Das waren noch Zeiten! Wer erinnert sich nicht an die Ausfälle von Herbert Wehner (SPD), wenn er im Bundestag CDU-Abgeordnete mit "Übelkrähe" (Wohlrabe) oder "Hodentöter" (Todenhöfer) titulierte. Gestört hat's damals kaum jemanden. Heute ist das anders. Obwohl da gewisse feine Unterschiede gemacht werden. Wenn Andrea Nahles gegenüber der CDU ankündigt, dass es ab sofort "was auf die Fresse" gibt, dann erregt das immerhin nur leichtes Entsetzen. Ganz im Gegensatz dazu, wenn AfD-Mann Gauland ankündigt, dass er ab sofort Merkel & Co im Bundestag jagen wird. Das hat allgemeines mediales Entsetzen ausgelöst, das schon groteske Züge annahm. Es hätte nicht schlimmer ausfallen können, wenn er die Wiedererrichtung von KZ in Deutschland befürwortet hätte. Das Scheinheilige dabei. Die Regierung jagen zu wollen, ist gängiger Jargon der Opposition, alle habe sich in der Vergangenheit dieser Formulierung bedient, von Linker über SPD und Grüne bis zur CDU und erst recht die Medien. Eine wunderbare Zusammenstellung dazu gibt es hier. Nur bei der AfD wird das Ganze zum Skandal. Da fühlt man sich als denkender Mensch denn doch für dumm verkauft.

Überhaupt - man kann den Eindruck gewinnen, mit dem bevorstehenden Einzug der AfD in den Bundestag kommen Gewaltverbrecher, zumindest aber Aussätzige in das Plenum. Niemand will neben denen sitzen, keiner mit ihnen ein Bier trinken und man kann fast meinen, die anderen Bundestagsabgeordneten wären nun ihres Lebens nicht mehr sicher. Was für ein unterbelichtetes Verständnis von Demokratie tritt da zutage. Was da, auch medial, an Panik verbreitet wird, scheint nur einen Zweck zu haben: Die AfD zu diskreditieren, sie schlimmer zu machen als sie ist. Wenn sie denn überhaupt schlimm ist. Denn von wem momentan eine größere Bedrohung der Demokratie in Deutschland ausgeht, der AfD oder den Wohlmeinenden in den etablierten Parteien und den Medien scheint mir noch nicht klar ausgemacht. Stichwort Netzwerkdurchsetzungsgesetz des Herrn Maas.

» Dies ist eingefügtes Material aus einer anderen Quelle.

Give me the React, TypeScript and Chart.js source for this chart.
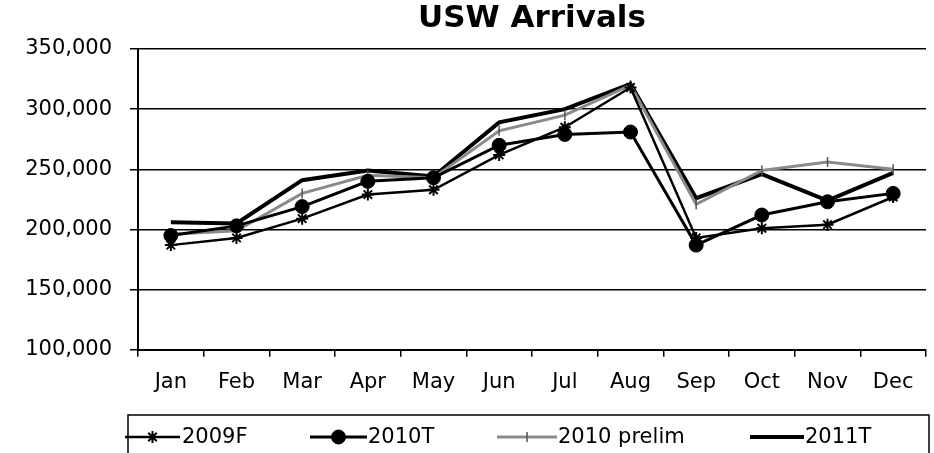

So ist man sich denn auch nicht zu schade, im Kampf gegen vermeintliche Ausgrenzung selber kräftig auszugrenzen und zu stigmatisieren. So wie jüngst der Intendant des jährlich mit 8 Mio. € aus Steuermitteln kräftig subventionierten Friedrichstadtpalastes in Berlin. Der erklärte nämlich kurzerhand die AfD-Mitglieder und die bis zu 25% AfD-Wähler im Osten Deutschlands in seinem Haus zu unerwünschten Personen. Auf deren Geld könne er verzichten. Was natürlich die Frage aufwirft, ob AfD-Wähler aus dem Westen weiter sein Etablissement besuchen dürfen und wie er denn die bösen AfD-Wähler aus dem Osten erkennen will, um ihnen das Haus zu verbieten. Sollen die vielleicht demnächst irgendwie offiziell gekennzeichnet werden? Und hatten wir das nicht schon mal in der deutschen Geschichte?

Merken diese Kämpfer gegen eine vermeintliche Ausgrenzung eigentlich, dass sie es sind, die ausgrenzen, stigmatisieren, Demokratie und Freiheit bedrohen? Wahrscheinlich nicht. Denn das zeichnete in der Geschichte alle vermeintlichen Kämpfer für das einzig Gute und Richtige aus, der Zweck heiligte für sie immer schon die Mittel. Und wenn's sein musste, hatten sie auch kein Problem damit, dass Köpfe rollten.